Refugee stream a ‘potential opportunity’ for terrorists, DHS secretary says

Greg Nash

The head of the Department of Homeland Security on Wednesday said that the United States’s acceptance of Syrian refugees could pose a national security threat.

Even as President Obama has called for the U.S. to welcome 10,000 Syrian refugees this year, Secretary Jeh Johnson maintained during a hearing on Capitol Hill that the initiative is not risk-free.

“In all candor, I do agree that the refugee flow coming out of Iraq and Syria represents a potential opportunity for terrorist organizations to move its members into other nations for potential attacks,” Johnson testified before the House Homeland Security Committee. “So I agree that there is that potential, which is why just within the last several months we have enhanced our vetting for refugees.”

The claim hints at the problems vexing the Obama administration as it seeks to ramp up the number of refugees brought into the country.
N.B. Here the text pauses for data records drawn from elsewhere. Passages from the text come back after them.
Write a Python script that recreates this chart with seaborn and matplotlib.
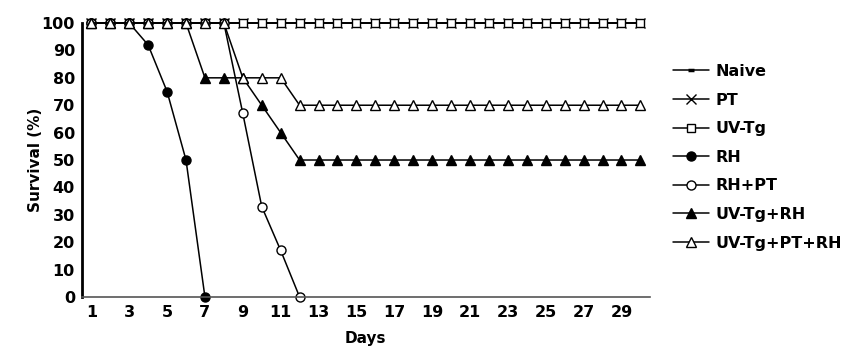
import pandas as pd
import seaborn as sns
import matplotlib.pyplot as plt

days = list(range(1, 31))

naive = [100] * 30
pt = [100] * 30
uv_tg = [100] * 30
rh = [100, 100, 100, 92, 75, 50, 0]
rh_pt = [100, 100, 100, 100, 100, 100, 100, 100, 67, 33, 17, 0]
uv_tg_rh = [100, 100, 100, 100, 100, 100, 80, 80, 80, 70, 60] + [50] * 19
uv_tg_pt_rh = [100, 100, 100, 100, 100, 100, 100, 100, 80, 80, 80] + [70] * 19

groups = ["Naive", "PT", "UV-Tg", "RH", "RH+PT", "UV-Tg+RH", "UV-Tg+PT+RH"]
values = [naive, pt, uv_tg, rh, rh_pt, uv_tg_rh, uv_tg_pt_rh]

# marker, face colour, size
styles = {
    "Naive": dict(marker="_", markerfacecolor="black", markersize=5, markeredgewidth=2.5),
    "PT": dict(marker="x", markerfacecolor="black", markersize=6.5, markeredgewidth=1.0),
    "UV-Tg": dict(marker="s", markerfacecolor="white", markersize=6, markeredgewidth=1.0),
    "RH": dict(marker="o", markerfacecolor="black", markersize=6.5, markeredgewidth=1.0),
    "RH+PT": dict(marker="o", markerfacecolor="white", markersize=6.5, markeredgewidth=1.0),
    "UV-Tg+RH": dict(marker="^", markerfacecolor="black", markersize=7, markeredgewidth=1.0),
    "UV-Tg+PT+RH": dict(marker="^", markerfacecolor="white", markersize=7, markeredgewidth=1.0),
}

sns.set_style("white")
plt.rcParams["font.family"] = ["DejaVu Sans"]
plt.rcParams["font.weight"] = "bold"
plt.rcParams["text.color"] = "black"
plt.rcParams["axes.labelcolor"] = "black"
plt.rcParams["xtick.color"] = "black"
plt.rcParams["ytick.color"] = "black"

fig, ax = plt.subplots(figsize=(8.44, 3.49), dpi=100)
fig.subplots_adjust(left=0.097, right=0.770, bottom=0.149, top=0.934)

for name, vals in zip(groups, values):
    df = pd.DataFrame({"Days": days[:len(vals)], "Survival": vals})
    sns.lineplot(data=df, x="Days", y="Survival", ax=ax, color="black",
                 linewidth=1.1, markeredgecolor="black", label=name,
                 clip_on=False, **styles[name])

ax.set_xlim(0.5, 30.5)
ax.set_ylim(0, 100)
ax.set_yticks(range(0, 101, 10))
ax.set_xticks(range(1, 30, 2))
ax.set_xticks([d + 0.5 for d in range(0, 31)], minor=True)
ax.tick_params(axis="x", which="major", length=0, labelsize=11.5, pad=6)
ax.tick_params(axis="x", which="minor", direction="in", length=5, width=0.9, color="#444444")
ax.tick_params(axis="y", which="major", direction="out", length=3, width=1.0, labelsize=11.5, pad=2)
for lab in ax.get_xticklabels() + ax.get_yticklabels():
    lab.set_fontweight("bold")

ax.spines["top"].set_visible(False)
ax.spines["right"].set_visible(False)
ax.spines["left"].set_linewidth(2.0)
ax.spines["left"].set_color("black")
ax.spines["bottom"].set_linewidth(1.2)
ax.spines["bottom"].set_color("#555555")

ax.set_xlabel("Days", fontsize=11, fontweight="bold", labelpad=8)
ax.set_ylabel("Survival (%)", fontsize=11, fontweight="bold", labelpad=-1)

ax.legend(loc="center left", bbox_to_anchor=(1.015, 0.51), frameon=False,
          handlelength=2.25, handletextpad=0.4, labelspacing=0.85,
          prop={"weight": "bold", "size": 11.5})

plt.savefig("out.png", dpi=100)
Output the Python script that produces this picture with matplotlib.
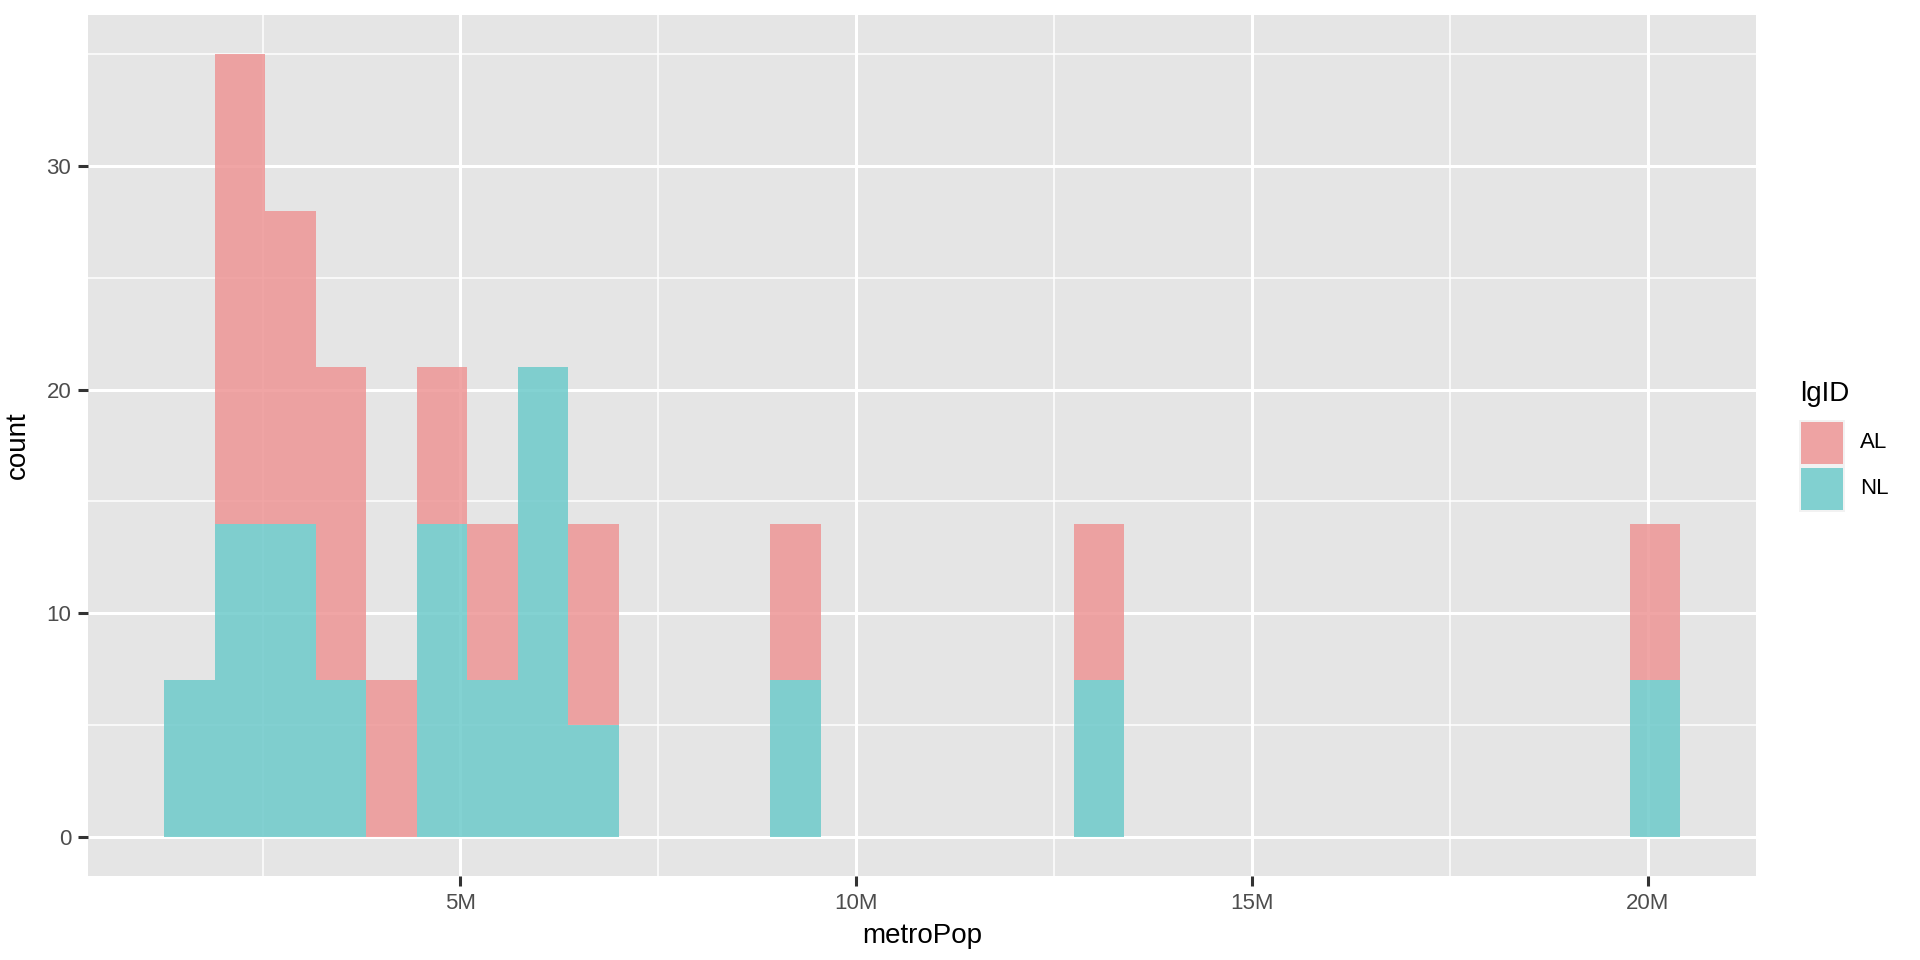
import numpy as np
import matplotlib.pyplot as plt
from matplotlib.patches import Rectangle
from matplotlib.ticker import FuncFormatter, MultipleLocator

plt.rcParams['font.family'] = ['Liberation Sans', 'DejaVu Sans']

# histogram bins (metroPop in millions), 30 bins
bin_start = 1.254
bin_width = 0.6385
n_bins = 30

# counts per bin, stacked: NL on the bottom, AL on top
nl_counts = [7, 14, 14, 7, 0, 14, 7, 21, 5, 0, 0, 0, 7, 0, 0,
             0, 0, 0, 7, 0, 0, 0, 0, 0, 0, 0, 0, 0, 0, 7]
al_counts = [0, 21, 14, 14, 7, 7, 7, 0, 9, 0, 0, 0, 7, 0, 0,
             0, 0, 0, 7, 0, 0, 0, 0, 0, 0, 0, 0, 0, 0, 7]

groups = ['AL', 'NL']
x_ticks = [5, 10, 15, 20]
y_ticks = [0, 10, 20, 30]

bg = '#E5E5E5'
al_col = '#EE9696'
nl_col = '#6DCACB'
alpha = 0.85

fig = plt.figure(figsize=(19.2, 9.6), dpi=100)
ax = fig.add_axes([88 / 1920, 1 - 876 / 960, (1756 - 88) / 1920, (876 - 15) / 960])
ax.set_facecolor(bg)

lefts = bin_start + bin_width * np.arange(n_bins)
nl = np.array(nl_counts)
al = np.array(al_counts)
ax.bar(lefts, nl, width=bin_width, align='edge', color=nl_col, alpha=alpha,
       linewidth=0, zorder=3)
ax.bar(lefts, al, bottom=nl, width=bin_width, align='edge', color=al_col,
       alpha=alpha, linewidth=0, zorder=3)

ax.set_xlim(0.294, 21.368)
ax.set_ylim(-1.75, 36.75)

ax.set_xticks(x_ticks)
ax.xaxis.set_major_formatter(FuncFormatter(lambda v, p: f'{int(v)}M'))
ax.xaxis.set_minor_locator(MultipleLocator(2.5))
ax.set_yticks(y_ticks)
ax.yaxis.set_minor_locator(MultipleLocator(5))

ax.grid(which='major', color='white', linewidth=2.2, zorder=1)
ax.grid(which='minor', color='white', linewidth=1.1, zorder=1)
ax.set_axisbelow(True)
for s in ax.spines.values():
    s.set_visible(False)

ax.tick_params(which='major', length=7, width=2.2, color='#333333',
               labelsize=16, labelcolor='#4D4D4D', pad=5)
ax.tick_params(which='minor', length=0)

ax.set_xlabel('metroPop', fontsize=20, color='black', labelpad=7)
ax.set_ylabel('count', fontsize=20, color='black', labelpad=11)

# legend drawn by hand to match ggplot guide
fig.text(1800 / 1920, 1 - 394 / 960, 'lgID', fontsize=20, va='center', ha='left')
key_cols = [al_col, nl_col]
key_tops = [420, 466]
for g, c, t in zip(groups, key_cols, key_tops):
    fig.patches.append(Rectangle((1799 / 1920, 1 - (t + 46) / 960), 46 / 1920, 46 / 960,
                                 transform=fig.transFigure, facecolor='#F2F2F2',
                                 edgecolor='none'))
    fig.patches.append(Rectangle((1801 / 1920, 1 - (t + 44) / 960), 42 / 1920, 42 / 960,
                                 transform=fig.transFigure, facecolor=c, alpha=alpha,
                                 edgecolor='none'))
    fig.text(1860 / 1920, 1 - (t + 23) / 960, g, fontsize=16, va='center', ha='left')

fig.savefig('out.png', dpi=100)
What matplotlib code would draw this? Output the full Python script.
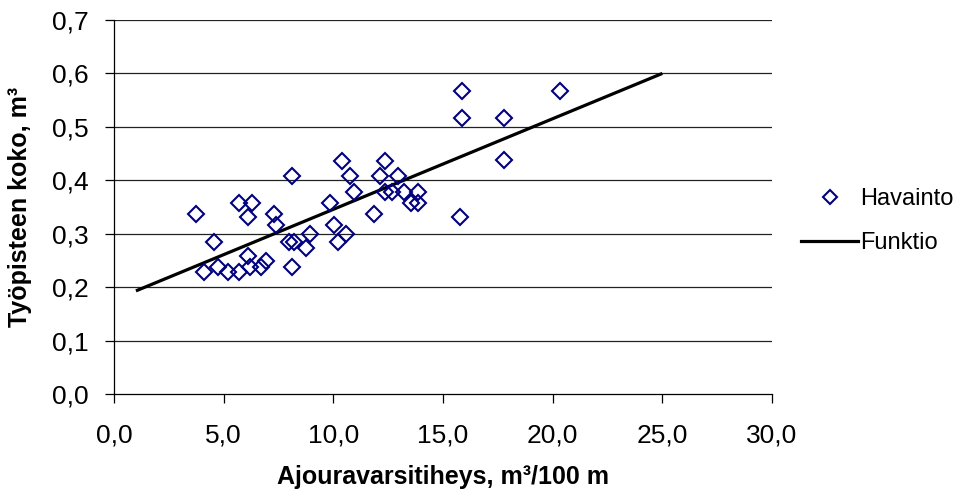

The administration is so far falling far behind Obama’s pledge to bring in 10,000 new Syrian refugees this fiscal year. Since October, the U.S. has brought in just 1,115 of the refugees. 

Republican lawmakers, especially in the House, have vocally protested the call for more Syrian refugees. Following last year’s terror attack in Paris, concerns have increased about the risk of extremists using the refugee process to enter the U.S. At least one of the shooters in that attack is believed to have traveled with Syrian refugees.

Comments from Johnson, FBI Director James Comey and others last year appeared to confirm fears about the government’s ability to adequately vet the migrants.

Last year, the National Counterterrorism Center said that it had identified “individuals with ties to terrorist groups in Syria attempting to gain entry to the U.S. through the U.S. refugee program."

Obama administration officials, however, have tried to stress the lengthy vetting process for refugees heading to the U.S., which relies on a series of background checks and oversight from intelligence agencies and can last up to two years.

“Just the week before last I was in Turkey,” Johnson testified on Wednesday. “One of the places I visited was a Syrian refugee camp. The overwhelming number of people in that camp are women and children who left Syria because their homes have been ravaged and destroyed and want to go back there,” he said.

“They’re the victims of terrorists and violence, so I think we share the effort to resettle this population someplace else. But we’re going to do it carefully.”